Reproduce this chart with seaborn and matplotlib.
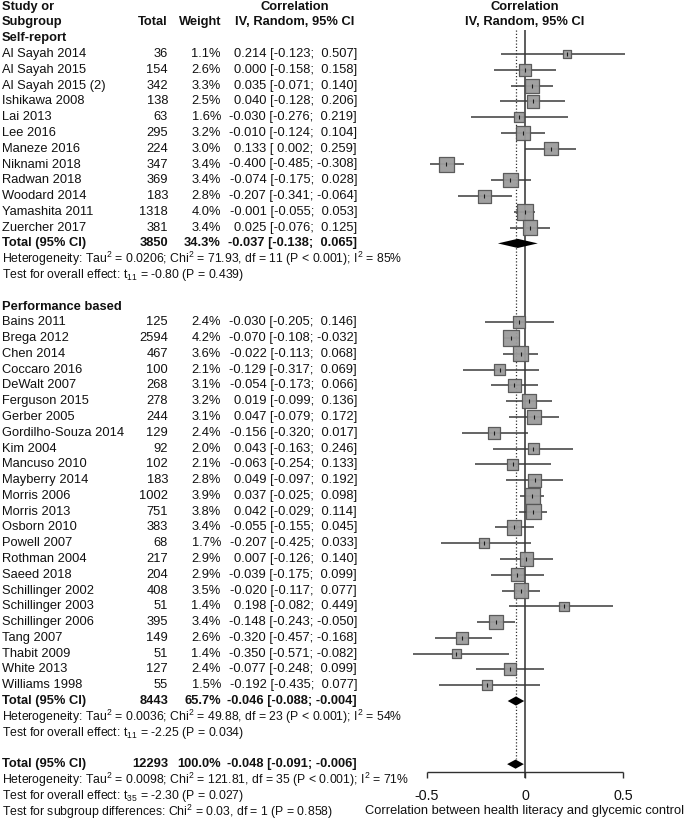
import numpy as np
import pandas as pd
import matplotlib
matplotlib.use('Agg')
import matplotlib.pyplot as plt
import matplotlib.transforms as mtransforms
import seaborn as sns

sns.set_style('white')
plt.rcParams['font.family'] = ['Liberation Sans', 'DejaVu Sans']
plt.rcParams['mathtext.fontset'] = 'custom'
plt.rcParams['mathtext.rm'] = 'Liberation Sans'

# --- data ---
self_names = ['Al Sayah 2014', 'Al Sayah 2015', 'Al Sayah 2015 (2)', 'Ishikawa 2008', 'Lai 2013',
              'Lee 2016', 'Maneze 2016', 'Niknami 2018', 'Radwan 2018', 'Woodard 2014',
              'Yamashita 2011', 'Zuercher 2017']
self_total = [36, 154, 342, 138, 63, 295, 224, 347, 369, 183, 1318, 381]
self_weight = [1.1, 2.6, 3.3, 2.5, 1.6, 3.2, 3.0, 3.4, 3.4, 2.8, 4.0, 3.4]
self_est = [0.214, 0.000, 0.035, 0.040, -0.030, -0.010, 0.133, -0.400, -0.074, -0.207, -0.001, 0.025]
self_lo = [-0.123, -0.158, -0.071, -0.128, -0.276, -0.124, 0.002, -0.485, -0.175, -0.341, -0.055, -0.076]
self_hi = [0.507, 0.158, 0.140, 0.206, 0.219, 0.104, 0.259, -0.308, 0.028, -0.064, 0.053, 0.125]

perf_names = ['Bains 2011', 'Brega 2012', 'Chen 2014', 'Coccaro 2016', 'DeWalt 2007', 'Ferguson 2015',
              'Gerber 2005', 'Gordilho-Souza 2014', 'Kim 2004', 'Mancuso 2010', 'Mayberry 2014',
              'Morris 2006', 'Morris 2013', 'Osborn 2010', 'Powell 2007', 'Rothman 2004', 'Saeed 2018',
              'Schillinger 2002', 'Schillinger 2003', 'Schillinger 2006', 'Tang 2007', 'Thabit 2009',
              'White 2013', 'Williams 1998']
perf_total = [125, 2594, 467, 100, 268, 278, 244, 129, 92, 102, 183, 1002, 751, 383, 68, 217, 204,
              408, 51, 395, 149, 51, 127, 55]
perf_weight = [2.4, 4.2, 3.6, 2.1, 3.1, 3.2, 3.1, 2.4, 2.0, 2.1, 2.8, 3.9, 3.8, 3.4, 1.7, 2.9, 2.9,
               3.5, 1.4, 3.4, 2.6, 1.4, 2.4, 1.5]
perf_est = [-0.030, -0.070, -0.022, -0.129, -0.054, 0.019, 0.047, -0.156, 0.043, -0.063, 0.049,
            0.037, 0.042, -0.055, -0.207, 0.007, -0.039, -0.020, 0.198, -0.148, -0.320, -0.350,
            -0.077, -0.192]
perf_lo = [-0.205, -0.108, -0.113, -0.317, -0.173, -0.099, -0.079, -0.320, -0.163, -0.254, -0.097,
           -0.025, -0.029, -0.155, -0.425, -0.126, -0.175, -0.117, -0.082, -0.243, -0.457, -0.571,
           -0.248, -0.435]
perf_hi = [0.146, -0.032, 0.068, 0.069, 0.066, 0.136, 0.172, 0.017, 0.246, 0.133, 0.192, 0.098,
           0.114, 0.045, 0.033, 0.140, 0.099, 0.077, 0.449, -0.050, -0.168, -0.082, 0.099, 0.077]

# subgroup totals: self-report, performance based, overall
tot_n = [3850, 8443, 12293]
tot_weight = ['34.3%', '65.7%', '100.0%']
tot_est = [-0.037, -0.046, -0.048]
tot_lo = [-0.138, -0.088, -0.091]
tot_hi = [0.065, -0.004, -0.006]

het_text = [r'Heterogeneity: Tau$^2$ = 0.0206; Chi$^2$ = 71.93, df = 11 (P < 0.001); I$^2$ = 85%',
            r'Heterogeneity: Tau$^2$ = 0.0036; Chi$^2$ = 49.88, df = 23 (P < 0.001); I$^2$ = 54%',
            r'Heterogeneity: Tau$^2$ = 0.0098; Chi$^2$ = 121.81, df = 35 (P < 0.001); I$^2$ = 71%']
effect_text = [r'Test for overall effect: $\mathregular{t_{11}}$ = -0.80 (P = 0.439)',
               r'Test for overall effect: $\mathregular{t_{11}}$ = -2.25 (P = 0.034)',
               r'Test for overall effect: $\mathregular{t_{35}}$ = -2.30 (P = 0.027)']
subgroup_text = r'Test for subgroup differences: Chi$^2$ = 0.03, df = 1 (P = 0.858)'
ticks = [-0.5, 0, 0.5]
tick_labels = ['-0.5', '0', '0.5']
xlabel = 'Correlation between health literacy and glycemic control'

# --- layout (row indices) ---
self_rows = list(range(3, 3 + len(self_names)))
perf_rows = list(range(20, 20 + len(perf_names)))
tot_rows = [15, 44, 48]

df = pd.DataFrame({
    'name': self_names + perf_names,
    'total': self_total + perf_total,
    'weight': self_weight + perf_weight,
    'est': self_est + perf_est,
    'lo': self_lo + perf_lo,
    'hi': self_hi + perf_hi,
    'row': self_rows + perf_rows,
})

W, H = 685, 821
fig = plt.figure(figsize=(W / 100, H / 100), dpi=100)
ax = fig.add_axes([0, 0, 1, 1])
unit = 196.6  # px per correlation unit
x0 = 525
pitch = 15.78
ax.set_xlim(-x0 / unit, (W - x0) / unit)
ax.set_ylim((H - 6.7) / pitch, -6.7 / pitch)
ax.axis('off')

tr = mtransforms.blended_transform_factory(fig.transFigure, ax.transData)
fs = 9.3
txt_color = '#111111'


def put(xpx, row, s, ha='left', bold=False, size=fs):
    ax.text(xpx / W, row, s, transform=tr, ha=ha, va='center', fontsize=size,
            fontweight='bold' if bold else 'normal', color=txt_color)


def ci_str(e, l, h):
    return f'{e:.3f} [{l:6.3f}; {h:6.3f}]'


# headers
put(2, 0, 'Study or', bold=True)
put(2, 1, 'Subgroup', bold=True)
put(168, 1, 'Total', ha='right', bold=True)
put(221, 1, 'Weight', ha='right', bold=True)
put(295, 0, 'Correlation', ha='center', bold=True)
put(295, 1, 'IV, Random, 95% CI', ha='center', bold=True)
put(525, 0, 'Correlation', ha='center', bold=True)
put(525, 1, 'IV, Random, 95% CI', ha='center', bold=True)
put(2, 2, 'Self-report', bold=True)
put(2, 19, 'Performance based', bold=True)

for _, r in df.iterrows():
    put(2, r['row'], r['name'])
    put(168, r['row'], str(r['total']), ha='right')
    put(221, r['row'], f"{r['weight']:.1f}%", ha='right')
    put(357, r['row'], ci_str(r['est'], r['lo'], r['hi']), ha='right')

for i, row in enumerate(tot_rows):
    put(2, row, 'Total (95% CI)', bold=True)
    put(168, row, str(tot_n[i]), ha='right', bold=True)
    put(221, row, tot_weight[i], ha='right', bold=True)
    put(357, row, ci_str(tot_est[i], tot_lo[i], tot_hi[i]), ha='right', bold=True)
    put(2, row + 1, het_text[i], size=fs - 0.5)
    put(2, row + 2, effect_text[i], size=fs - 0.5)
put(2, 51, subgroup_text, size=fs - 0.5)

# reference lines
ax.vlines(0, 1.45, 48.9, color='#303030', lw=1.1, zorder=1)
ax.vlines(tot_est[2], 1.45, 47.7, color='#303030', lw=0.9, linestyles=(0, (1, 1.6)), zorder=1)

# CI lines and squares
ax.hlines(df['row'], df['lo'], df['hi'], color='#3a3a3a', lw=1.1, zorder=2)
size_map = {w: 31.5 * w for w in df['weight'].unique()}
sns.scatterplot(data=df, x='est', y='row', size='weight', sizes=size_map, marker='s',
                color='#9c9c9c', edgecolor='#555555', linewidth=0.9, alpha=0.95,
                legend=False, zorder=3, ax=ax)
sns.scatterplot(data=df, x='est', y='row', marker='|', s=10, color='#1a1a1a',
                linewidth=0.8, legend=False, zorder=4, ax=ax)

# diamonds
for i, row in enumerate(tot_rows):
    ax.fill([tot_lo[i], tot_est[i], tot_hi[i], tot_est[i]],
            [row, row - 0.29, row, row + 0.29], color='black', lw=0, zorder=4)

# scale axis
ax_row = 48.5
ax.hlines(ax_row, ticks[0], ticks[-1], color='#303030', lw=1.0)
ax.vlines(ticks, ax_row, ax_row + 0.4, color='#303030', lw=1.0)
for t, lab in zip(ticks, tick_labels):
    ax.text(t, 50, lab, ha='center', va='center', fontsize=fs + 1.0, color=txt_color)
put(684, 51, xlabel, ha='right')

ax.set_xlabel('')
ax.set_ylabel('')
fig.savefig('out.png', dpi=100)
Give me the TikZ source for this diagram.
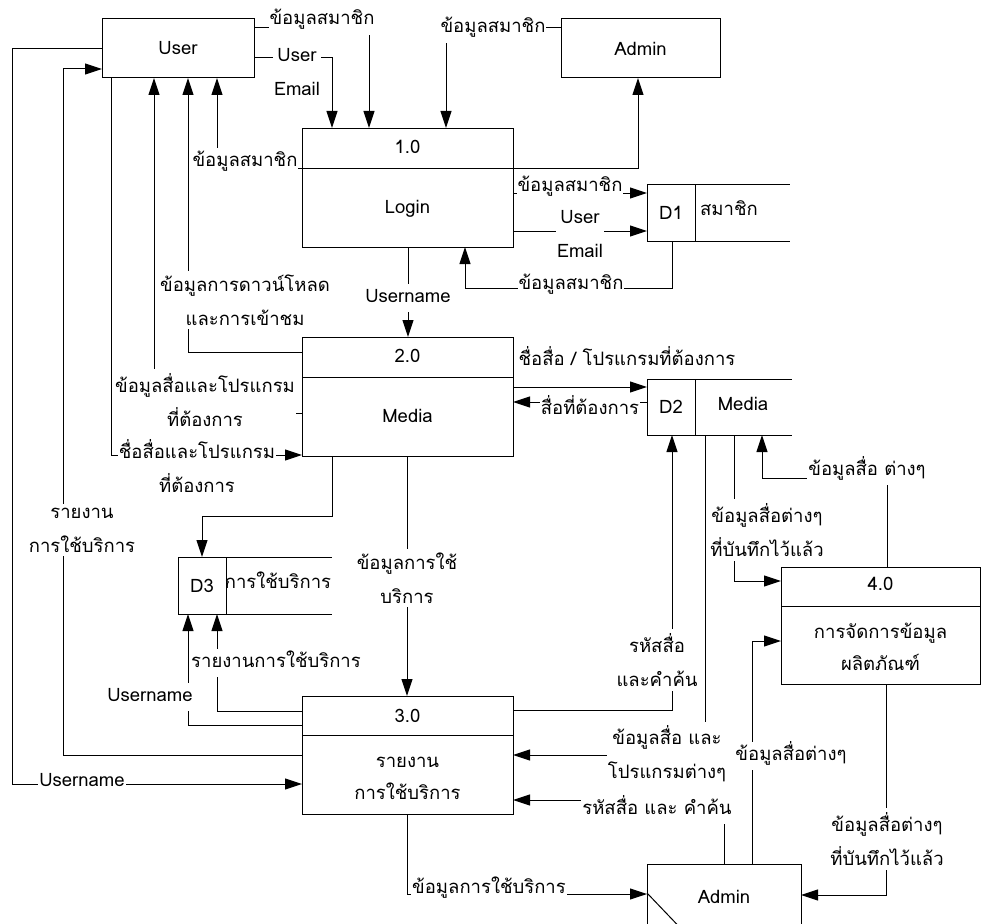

____________________

SHORT PROBLEM: Nothing but the lines from the start of the records above through the line with "-0.064, 0.053, 0.125]" should be retyped, each exactly as written; leave out all pictures.

SOLUTION:
Reproduce this chart with seaborn and matplotlib.
import numpy as np
import pandas as pd
import matplotlib
matplotlib.use('Agg')
import matplotlib.pyplot as plt
import matplotlib.transforms as mtransforms
import seaborn as sns

sns.set_style('white')
plt.rcParams['font.family'] = ['Liberation Sans', 'DejaVu Sans']
plt.rcParams['mathtext.fontset'] = 'custom'
plt.rcParams['mathtext.rm'] = 'Liberation Sans'

# --- data ---
self_names = ['Al Sayah 2014', 'Al Sayah 2015', 'Al Sayah 2015 (2)', 'Ishikawa 2008', 'Lai 2013',
              'Lee 2016', 'Maneze 2016', 'Niknami 2018', 'Radwan 2018', 'Woodard 2014',
              'Yamashita 2011', 'Zuercher 2017']
self_total = [36, 154, 342, 138, 63, 295, 224, 347, 369, 183, 1318, 381]
self_weight = [1.1, 2.6, 3.3, 2.5, 1.6, 3.2, 3.0, 3.4, 3.4, 2.8, 4.0, 3.4]
self_est = [0.214, 0.000, 0.035, 0.040, -0.030, -0.010, 0.133, -0.400, -0.074, -0.207, -0.001, 0.025]
self_lo = [-0.123, -0.158, -0.071, -0.128, -0.276, -0.124, 0.002, -0.485, -0.175, -0.341, -0.055, -0.076]
self_hi = [0.507, 0.158, 0.140, 0.206, 0.219, 0.104, 0.259, -0.308, 0.028, -0.064, 0.053, 0.125]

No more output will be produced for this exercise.